Si un jour vous parvenez au pouvoir, deux solutions s'offriront à vous : laisser la justice faire son travail en toute indépendance, quitte à critiquer telle ou telle décision, ou la mettre au pas, ce qu'ont fait les Hongrois – j'ai reçu des magistrats hongrois – et ce qu'ont tenté de faire les Polonais qui, après avoir choisi un gouvernement très à droite, s'en sont donné un qui est plus proche de la sensibilité qui est la mienne. Dans ces matières, il faut faire attention. Cessez de dire que la justice est laxiste. Ce n'est pas vrai. La Cour des comptes le dit. Cessez de faire votre miel de ces discours. Si vous êtes un jour au pouvoir, ce que je ne souhaite pas, je ne vous donne pas une semaine pour avoir votre lot d'infractions, de délits et de crimes.
Vous faites pareil sur tous les sujets, qu'il s'agisse de terrorisme ou de droit commun. Vous avez toujours une solution, clé en main. Je vais vous dire une chose : ce n'est pas comme cela que ça marche.

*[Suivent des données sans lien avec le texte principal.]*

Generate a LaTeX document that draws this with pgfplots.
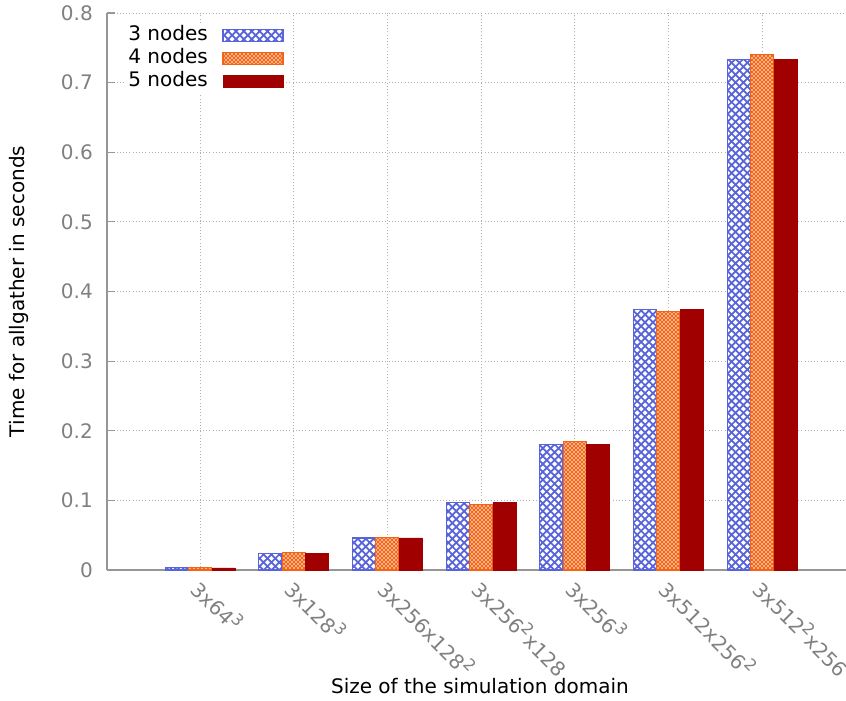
\documentclass[border=0pt]{standalone}
\usepackage{fontspec}
\setmainfont{DejaVu Sans}
\usepackage{pgfplots}
\pgfplotsset{compat=1.18}
\usetikzlibrary{patterns}

\definecolor{barblue}{RGB}{88,100,218}
\definecolor{barorange}{RGB}{245,100,20}
\definecolor{barred}{RGB}{160,0,0}
\definecolor{ticktext}{RGB}{128,128,128}
\definecolor{axisgray}{RGB}{150,150,150}
\definecolor{gridgray}{RGB}{175,175,175}

% raised exponent in tick labels
\newcommand{\expo}[1]{\raisebox{0.42em}{\fontsize{12}{12}\selectfont #1}}

% coarse diamond lattice
\pgfdeclarepatternformonly{coarsecross}{\pgfqpoint{-0.9pt}{-0.9pt}}{\pgfqpoint{6.8pt}{6.8pt}}{\pgfqpoint{5.9pt}{5.9pt}}{
  \pgfsetlinewidth{1.3pt}
  \pgfpathmoveto{\pgfqpoint{-0.45pt}{-0.45pt}}\pgfpathlineto{\pgfqpoint{6.35pt}{6.35pt}}
  \pgfpathmoveto{\pgfqpoint{-0.45pt}{6.35pt}}\pgfpathlineto{\pgfqpoint{6.35pt}{-0.45pt}}
  \pgfusepath{stroke}}
% fine diamond lattice
\pgfdeclarepatternformonly{finecross}{\pgfqpoint{-0.6pt}{-0.6pt}}{\pgfqpoint{3.6pt}{3.6pt}}{\pgfqpoint{3.0pt}{3.0pt}}{
  \pgfsetlinewidth{0.85pt}
  \pgfpathmoveto{\pgfqpoint{-0.3pt}{-0.3pt}}\pgfpathlineto{\pgfqpoint{3.3pt}{3.3pt}}
  \pgfpathmoveto{\pgfqpoint{-0.3pt}{3.3pt}}\pgfpathlineto{\pgfqpoint{3.3pt}{-0.3pt}}
  \pgfusepath{stroke}}

% allgather times (s) per domain size: index 0..6
\pgfplotstableread{
x  t
0  0.003
1  0.024
2  0.046
3  0.097
4  0.180
5  0.374
6  0.733
}\threenodes
\pgfplotstableread{
x  t
0  0.004
1  0.025
2  0.047
3  0.094
4  0.184
5  0.371
6  0.741
}\fournodes
\pgfplotstableread{
x  t
0  0.003
1  0.024
2  0.046
3  0.097
4  0.180
5  0.374
6  0.733
}\fivenodes

\begin{document}
\begin{tikzpicture}
\begin{axis}[
  at={(0pt,0pt)}, anchor=south west,
  scale only axis,
  width=554.25pt, height=417.75pt,
  font=\fontsize{15}{18}\selectfont,
  xmin=-0.993, xmax=6.897,
  ymin=0, ymax=0.8,
  ytick={0,0.1,...,0.8},
  yticklabels={0,0.1,0.2,0.3,0.4,0.5,0.6,0.7,0.8},
  xtick={0,...,6},
  xticklabels={3x64\expo{3},3x128\expo{3},3x256x128\expo{2},3x256\expo{2}x128,3x256\expo{3},3x512x256\expo{2},3x512\expo{2}x256},
  axis x line*=bottom, axis y line*=left,
  axis line style={axisgray, line width=0.8pt},
  tick align=inside,
  major tick length=6pt,
  tick style={axisgray, line width=0.8pt},
  xtick style={draw=none},
  grid=major,
  major grid style={gridgray, line width=0.7pt, dash pattern=on 0.8pt off 1.6pt},
  yticklabel style={text=ticktext, inner sep=0pt, anchor=east, xshift=-10.5pt},
  xticklabel style={text=ticktext, inner sep=0pt, xshift=3pt, yshift=-5pt, rotate=-45, anchor=north west},
  every axis y label/.style={at={(rel axis cs:0,0.5)}, xshift=-66pt, rotate=90, anchor=center},
  every axis x label/.style={at={(rel axis cs:0.5,0)}, xshift=2.6pt, yshift=-87pt, anchor=center},
  ylabel={Time for allgather in seconds},
  xlabel={Size of the simulation domain},
  bar width=0.2455,
  legend plot pos=right,
  legend cell align=right,
  legend image code/.code={\draw[#1] (0pt,-4.5pt) rectangle (45pt,4.5pt);},
  legend style={at={(rel axis cs:0.025,0.983)}, anchor=north west, draw=none, fill=white,
    inner xsep=2pt, inner ysep=2pt, row sep=2.75pt, column sep=11pt,
    nodes={inner sep=0pt, text height=11pt, text depth=3.5pt},
    font=\fontsize{15}{18}\selectfont},
]
\addplot[ybar, bar shift=-0.25, draw=barblue, line width=0.8pt, fill=white,
  postaction={pattern=coarsecross, pattern color=barblue}] table[x=x,y=t] {\threenodes};
\addlegendentry{3 nodes}
\addplot[ybar, bar shift=0, draw=barorange, line width=0.8pt, fill=white,
  postaction={pattern=finecross, pattern color=barorange}] table[x=x,y=t] {\fournodes};
\addlegendentry{4 nodes}
\addplot[ybar, bar shift=0.25, draw=barred, line width=0.4pt, fill=barred] table[x=x,y=t] {\fivenodes};
\addlegendentry{5 nodes}
\end{axis}
\pgfresetboundingbox
\path[use as bounding box] (-80.25pt,-97.5pt) rectangle (554.25pt,427.5pt);
\end{tikzpicture}
\end{document}
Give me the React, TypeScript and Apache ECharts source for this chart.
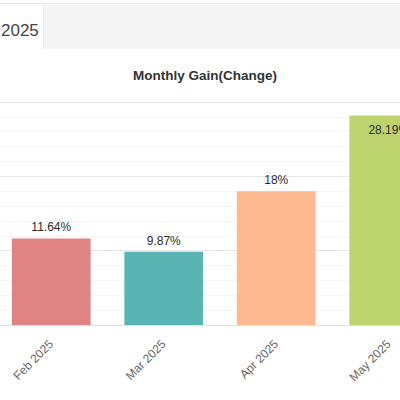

Un professeur de droit avait coutume de dire que le droit pénal est le droit de l'échec. Lorsque la justice est saisie, le mal est fait. Si un jour vous conquérez le pouvoir démocratiquement, vous constaterez que je ne vous raconte pas de bêtises. Au demeurant, parlez-en aux avocats de votre groupe politique, ils ne vous diront sans doute pas le contraire de ce que je vous ai dit.